Quelques années plus tard, un autre père fondateur de la thermodynamique, le physicien et mathématicien prussien Rudolf Clausius (1822–1888), reformula la deuxième loi de la thermodynamique dans la forme actuelle : « La chaleur se transmet toujours d’un corps plus chaud à un corps plus froid ». Et il introduit également les concepts d’entropie. En parallèle de son activité d’enseignement au Polytechnique de Zurich et aux universités de Berlin, Würzburg et Bonn, Clausius contribua aux grandes découvertes en physique du XIXe siècle et s’inspira de ses contemporains Carnot, Joule, Kelvin et Clapeyron. En effet, Clausius reprit la formule de Clapeyron et l’appliqua au cas particulier d’un équilibre liquide-vapeur8.
Voici, Clausius-Clapeyron
Finalement, on arrive donc à la fameuse formule tant utile à l’étude des changements climatiques. Selon la formule de Clausius-Clapeyron, à l’augmentation de température de 1 °C correspond une augmentation de l’humidité de l’atmosphère d’environ 7 %, c’est-à-dire environ 1 à 3 % de précipitations en plus à l’échelle mondiale. En des mots simples, cette équation aide à comprendre la formation des nuages, de la pluie, de la neige et se révèle très cohérente avec la prévision de phénomènes météorologiques extrêmes comme l’augmentation de la fréquence des précipitations et de leur quantité maximale annuelle, de la vitesse du vent, des inondations fluviales. De plus, l’augmentation de l’humidité correspond à une augmentation de la masse de vapeur d’eau et donc de l’effet de serre, entrainant de ce fait une boucle de rétroaction positive.

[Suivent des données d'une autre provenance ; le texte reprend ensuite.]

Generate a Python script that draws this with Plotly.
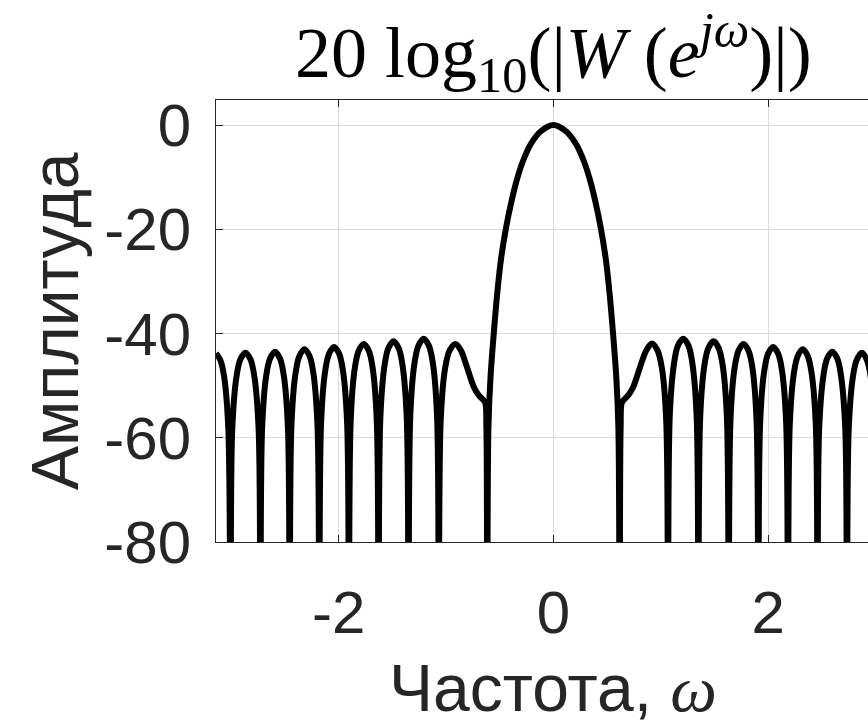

La formule de Clausius-Clapeyron est donc une très bonne base physique pour guider les prévisions futures, du moins à l’échelle mondiale. En effet, d’importantes variations à l’échelle régionale peuvent se produire selon les conditions locales, comme l’avait déjà compris Alexander von Humboldt (1769- 1859) en étudiant les diverses conditions climatiques des paysages sud-américains.